In the above Two Way ANOVA, we can see that the effect of team on goals scored is highly significant, as is the effect of game_type. This means that the mean number of goals scored per game varies between home and away games when we ignore which teams were playing. We already determined this earlier with the Wilcoxon Signed Rank Test, so it is reassuring to see the same result here. Similarly, the mean number of goals scored per game varies between teams when ignoring if a game was played at home or away. The interaction term has a p-value of 0.648, which is no where near to being significant. This indicates to us that there is insufficient evidence to conclude that the effective difference between home and away games varies across teams. This appears to answer our second question with a definitive “no”.
Does Home Ice Advantage Exist in Overtime or Shoot Out?
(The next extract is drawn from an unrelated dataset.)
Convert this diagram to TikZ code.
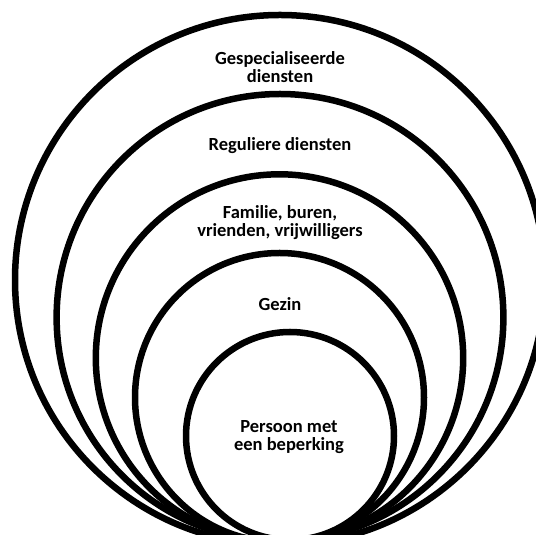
\documentclass[tikz,border=0pt]{standalone}
\usepackage{fontspec}
\setmainfont{Carlito}
\usepackage{tikz}
\usetikzlibrary{calc}

\begin{document}
\begin{tikzpicture}[x=1pt, y=1pt, line width=6.5pt,
    tekst/.style={align=center, font=\bfseries\fontsize{18.5}{18}\selectfont}]
    % vaste afmetingen van de figuur
    \useasboundingbox (0,0) rectangle (536,535);
    \clip (0,0) rectangle (536,535);

    % de vijf cirkels, van buiten naar binnen
    \def\cirkelA{(280,255) circle (265)}
    \def\cirkelB{(280,217.6) circle (223.4)}
    \def\cirkelC{(279.5,177) circle (183.7)}
    \def\cirkelD{(279.5,137.5) circle (144.5)}
    \def\cirkelE{(290,99) circle (104)}

    \draw \cirkelA;
    \draw \cirkelB;
    \draw \cirkelC;
    \draw \cirkelD;
    \draw \cirkelE;

    % tekst in elke ring
    \node[tekst] (spec) at (280,468) {Gespecialiseerde\\diensten};
    \node[tekst] (regul) at (280,389) {Reguliere diensten};
    \node[tekst] (familie) at (280,312) {Familie, buren,\\vrienden, vrijwilligers};
    \node[tekst] (gezin) at (280,231) {Gezin};
    \node[tekst] (persoon) at (289,98) {Persoon met\\een beperking};
\end{tikzpicture}
\end{document}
Finally, we will attempt to answer one last question: Does the home team still have an advantage if a game goes to overtime? To answer this question I will split the games into two categories for overtime wins, and non-overtime wins. I will then examine if there is evidence that either of these differ from even odds. Finally I will use R’s prop.test() function to see if there is evidence that the two proportions differ.
We can see that there is evidence for home ice advantage leading to wins during regulation time, but once a game goes to overtime the evidence in favour of home ice advantage appears to vanish.
Running a proportion test confirms that the two proportions appear to be different. For the purposes of my hierarchical Bayesian model, I will assume that once a game goes to overtime the probability of one team winning over the other will just be a Bernoulli random variable with probability based on the historical win percentage of that team over the other. No home ice advantage will be considered at that point.